A questo punto però si pone un problema ulteriore. Ed è che Castelli, con il suo parere pro-veritate ha in effetti espresso la «vera» volontà del capo del governo, ossia l’anima genuina del lodo Schifani, che sempre più si rappresenta come editto Berlusconi. Questa volontà è stata dissimulata nelle dichiarazioni pubbliche e soprattutto (pare) nei colloqui con un Capo dello Stato fornito (sempre pare) di consiglieri assai ingenui e creduloni. E tuttavia essa è stata ugualmente intuita – non ci voleva molto, in verità – da diversi esponenti dell’opposizione. Che proprio per questo hanno sollevato il problema nel dibattito parlamentare, costringendo la maggioranza e il governo a pronunciarsi senza equivoci. E che poi, non contenti, hanno ugualmente denunciato l’ambiguità delle parole (che resta anche per la questione coimputati, lo sapete?) in aula. Ma c’era fretta di votare, di assecondare «il Colle» – come si sussurrava – a sua volta convinto delle promesse ricevute dal premier.

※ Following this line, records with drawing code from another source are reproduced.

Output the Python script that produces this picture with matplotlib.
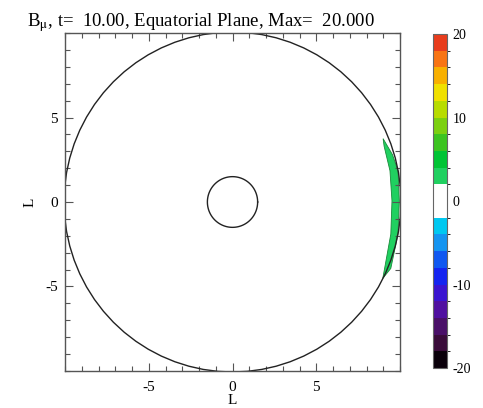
import matplotlib
matplotlib.use("Agg")
import matplotlib.pyplot as plt
import numpy as np
from matplotlib.colors import BoundaryNorm, ListedColormap
from matplotlib.ticker import MultipleLocator, FixedLocator

plt.rcParams["font.family"] = ["Liberation Serif", "DejaVu Serif"]
plt.rcParams["mathtext.fontset"] = "stix"
plt.rcParams["axes.unicode_minus"] = False

# Discrete colour table: 20 bins of width 2 from -20 to 20, white around zero
LEVELS = list(range(-20, 22, 2))
COLORS = [
    "#0a000a", "#3a0c3a", "#4a1068", "#5010a0", "#3a14d0",
    "#1424f0", "#1058f0", "#1494f0", "#00c8f0", "#ffffff",
    "#ffffff", "#20d060", "#00c434", "#3cc420", "#7cd010",
    "#b8dc00", "#f0e000", "#f8b000", "#f87414", "#e83c1c",
]
CBAR_TICKS = [-20, -10, 0, 10, 20]

# Field boundary (outer) and inner body radii, in L
OUTER_R = 10.06
INNER_R = 1.5

# Positive-B patch near the right edge of the domain (closed outline, in L)
CRESCENT_X = [8.99, 9.55, 9.88, 9.96, 9.88, 9.45, 8.97, 9.08, 9.45, 9.52, 9.40, 9.05]
CRESCENT_Y = [3.75, 2.80, 1.85, 0.06, -1.90, -3.93, -4.52, -3.93, -1.90, 0.06, 1.85, 3.30]
CRESCENT_VALUE = 3.0

T_VALUE = 10.00
MAX_VALUE = 20.000

cmap = ListedColormap(COLORS)
norm = BoundaryNorm(LEVELS, cmap.N)

fig = plt.figure(figsize=(4.83, 4.08), dpi=100)
ax = fig.add_axes([0.1346, 0.0907, 0.6936, 0.8284])

ax.fill(CRESCENT_X, CRESCENT_Y, color=cmap(norm(CRESCENT_VALUE)), lw=0.6,
        edgecolor="#1a8a3a", zorder=1)

theta = np.linspace(0, 2 * np.pi, 73)
ax.plot(OUTER_R * np.cos(theta), OUTER_R * np.sin(theta), color="#222222", lw=1.0, zorder=2)
phi = np.linspace(0, 2 * np.pi, 121)
ax.plot(INNER_R * np.cos(phi), INNER_R * np.sin(phi), color="#222222", lw=1.0, zorder=2)

ax.set_xlim(-10, 10)
ax.set_ylim(-10, 10)
ax.set_aspect("auto")
for a in (ax.xaxis, ax.yaxis):
    a.set_major_locator(FixedLocator([-5, 0, 5]))
    a.set_minor_locator(MultipleLocator(1))
ax.tick_params(which="both", direction="in", top=True, right=True,
               color="#555555", labelsize=11)
ax.tick_params(axis="x", pad=7)
ax.tick_params(axis="y", pad=5)
ax.tick_params(which="major", length=6, width=0.8)
ax.tick_params(which="minor", length=3.5, width=0.8)
for sp in ax.spines.values():
    sp.set_color("#555555")
    sp.set_linewidth(1.0)
ax.set_xlabel("L", fontsize=11)
ax.set_ylabel("L", fontsize=11)
ax.xaxis.set_label_coords(0.5, -0.068)
ax.yaxis.set_label_coords(-0.085, 0.5)

fig.text(27 / 483, 1 - 26 / 408,
         rf"B$_\mathrm{{\mu}}$, t=  {T_VALUE:.2f}, Equatorial Plane, Max=  {MAX_VALUE:.3f}",
         fontsize=13.5, ha="left", va="baseline")

cax = fig.add_axes([0.8965, 0.098, 0.029, 0.8186])
sm = matplotlib.cm.ScalarMappable(norm=norm, cmap=cmap)
cb = fig.colorbar(sm, cax=cax, ticks=CBAR_TICKS, spacing="proportional")
cb.ax.tick_params(length=0, labelsize=10, pad=4)
cb.outline.set_edgecolor("#666666")
cb.outline.set_linewidth(0.8)
cb.ax.set_yticklabels([str(t) for t in CBAR_TICKS])

fig.savefig("out.png", dpi=100)
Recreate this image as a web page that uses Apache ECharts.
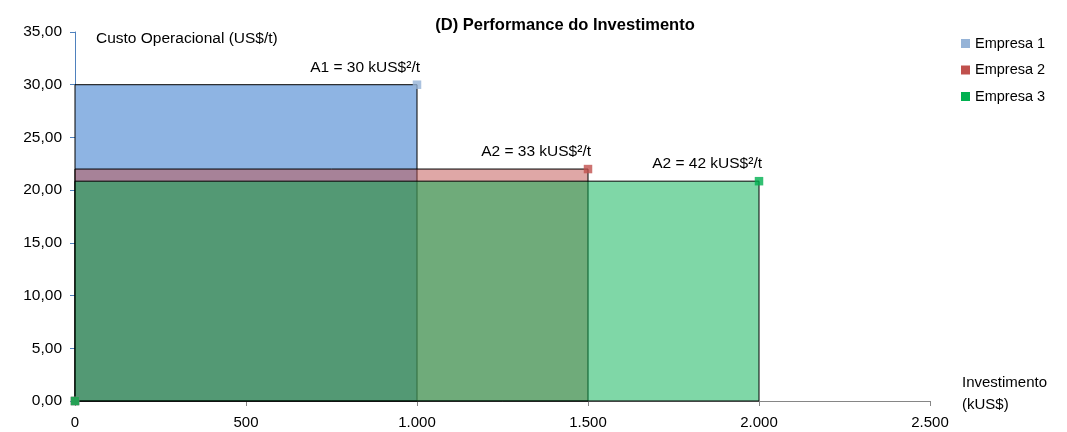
<!DOCTYPE html>
<html><head><meta charset="utf-8">
<script src="https://cdn.jsdelivr.net/npm/echarts@6/dist/echarts.min.js"></script>
<style>html,body{margin:0;padding:0;background:#fff}#c{width:1067px;height:432px}</style>
</head><body><div id="c"></div>
<script>
const companies = ['Empresa 1', 'Empresa 2', 'Empresa 3'];
const investment = [1000, 1500, 2000];
const cost = [30, 22, 20.85];
const areaLabels = ['A1 = 30 kUS$²/t', 'A2 = 33 kUS$²/t', 'A2 = 42 kUS$²/t'];
const fills = ['rgb(142,180,227)', 'rgba(192,80,77,0.5)', 'rgba(0,176,80,0.5)'];
const markerColors = ['#95B3D7', '#C0504D', '#00B050'];
const xTicks = [0, 500, 1000, 1500, 2000, 2500];
const yTicks = [0, 5, 10, 15, 20, 25, 30, 35];

const FONT = 'Liberation Sans';
const chart = echarts.init(document.getElementById('c'));
const series = [];
companies.forEach((name, i) => {
  series.push({
    name, type: 'custom', z: 2 + i,
    data: [[investment[i], cost[i]]],
    renderItem: (params, api) => {
      const p0 = api.coord([0, 0]);
      const p1 = api.coord([api.value(0), api.value(1)]);
      return {
        type: 'group',
        children: [
          { type: 'rect', shape: { x: p0[0], y: p1[1], width: p1[0] - p0[0], height: p0[1] - p1[1] },
            style: { fill: fills[i], stroke: '#000', lineWidth: 1 } },
          { type: 'text', x: p1[0] + 3, y: p1[1] - 9,
            style: { text: areaLabels[i], fill: '#000', font: '15.5px ' + FONT, align: 'right', verticalAlign: 'bottom' } }
        ]
      };
    }
  });
});
companies.forEach((name, i) => {
  series.push({
    name, type: 'scatter', z: 10 + i, symbol: 'rect', symbolSize: 8.5,
    itemStyle: { color: markerColors[i] },
    data: [[0, 0], [investment[i], cost[i]]]
  });
});

chart.setOption({
  animation: false,
  title: { text: '(D) Performance do Investimento', left: 560, top: 12, textAlign: 'center',
    textStyle: { fontFamily: FONT, fontSize: 16.5, fontWeight: 'bold', color: '#000' } },
  legend: {
    orient: 'vertical', left: 956, top: 31, itemGap: 11.5, itemWidth: 9, itemHeight: 9,
    icon: 'rect', textStyle: { fontFamily: FONT, fontSize: 14.5, color: '#000' },
    data: companies.map((n, i) => ({ name: n, itemStyle: { color: markerColors[i] } }))
  },
  grid: { left: 75, right: 137, top: 32, bottom: 31 },
  xAxis: {
    type: 'value', min: xTicks[0], max: xTicks[xTicks.length - 1], interval: 500,
    name: 'Investimento\n(kUS$)', nameLocation: 'end', nameGap: 0,
    nameTextStyle: { fontFamily: FONT, fontSize: 15, color: '#000', align: 'left', verticalAlign: 'bottom', padding: [0, 0, -15, 32], lineHeight: 22 },
    axisLine: { lineStyle: { color: '#868686' } },
    axisTick: { show: true, length: 5, lineStyle: { color: '#868686' } },
    splitLine: { show: false },
    axisLabel: { fontFamily: FONT, fontSize: 15, color: '#000', margin: 14,
      formatter: v => v.toString().replace(/\B(?=(\d{3})+(?!\d))/g, '.') }
  },
  yAxis: {
    type: 'value', min: yTicks[0], max: yTicks[yTicks.length - 1], interval: 5,
    name: 'Custo Operacional (US$/t)', nameLocation: 'end', nameGap: 0,
    nameTextStyle: { fontFamily: FONT, fontSize: 15.5, color: '#000', align: 'left', verticalAlign: 'top', padding: [-1, 0, 0, 21] },
    axisLine: { show: true, lineStyle: { color: '#4F81BD' } },
    axisTick: { show: true, length: 5, lineStyle: { color: '#4F81BD' } },
    splitLine: { show: false },
    axisLabel: { fontFamily: FONT, fontSize: 15.5, color: '#000', margin: 13,
      formatter: v => v.toFixed(2).replace('.', ',') }
  },
  series
});
</script></body></html>
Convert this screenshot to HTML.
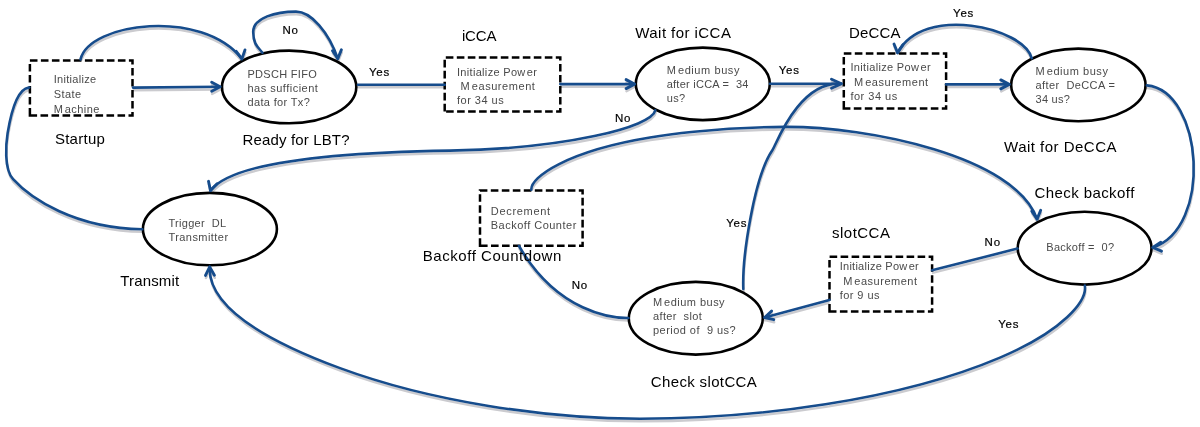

Ora quella volontà dissimulata salta fuori. E si fa realtà per la penna del ministro: l’impunità deve riguardare anche le indagini. Le lezioni da trarne sono due. La prima è che ogni volta che si china un po’ la testa, per amor di quiete o per «non esagerare» o per altro ancora, poi arrivano le legnate sulla schiena. A questo punto, francamente, le irritazioni degli onesti incominciano a essere un po’ irritanti; e i loro stupori un po’ stupefacenti. La seconda lezione, che in termini di diritto e di democrazia è la più carica di implicazioni, è che si sta sviluppando un sistema istituzionale a doppio fondo, ben al di là di quel carico di segreti e di «non detti» che ogni democrazia si porta dietro e nei quali la Repubblica italiana primeggia tra le altre. A furia di giocare alle tre carte il sistema sta impazzendo. Quando Berlusconi e i suoi negano tenacemente, con le rogatorie o con la Cirami, di fare leggi ad personam e poi lo stesso premier va davanti al Parlamento europeo e lì ammette tranquillamente di essersi fatto «solo» tre leggi per se stesso; allora è difficile dire quale sia la volontà formale del legislatore; quella cioè che fa fede e alla quale deve rifarsi l’interprete delle leggi. Perché quella volontà – anche nella sua ufficialità – è cangiante come un camaleonte. Il sistema ormai si regge e barcolla sull’ambiguità, sulla verità che si fa menzogna: regolato dal metodo del guitto che dice e smentisce, che promette e incrocia le dita dietro la schiena, che si appella al primato del Parlamento e ne fa uno zerbino. C’è un modo solo per affrontare questo impazzimento: non stare più alla regola del guitto, rompere con ogni ambiguità. In Parlamento, al Quirinale, nella pubblica opinione. O, come in un eterno gioco a mosca cieca, resteremo senza una parola che sia una parola, un’istituzione che sia un’istituzione, una legge che sia una legge.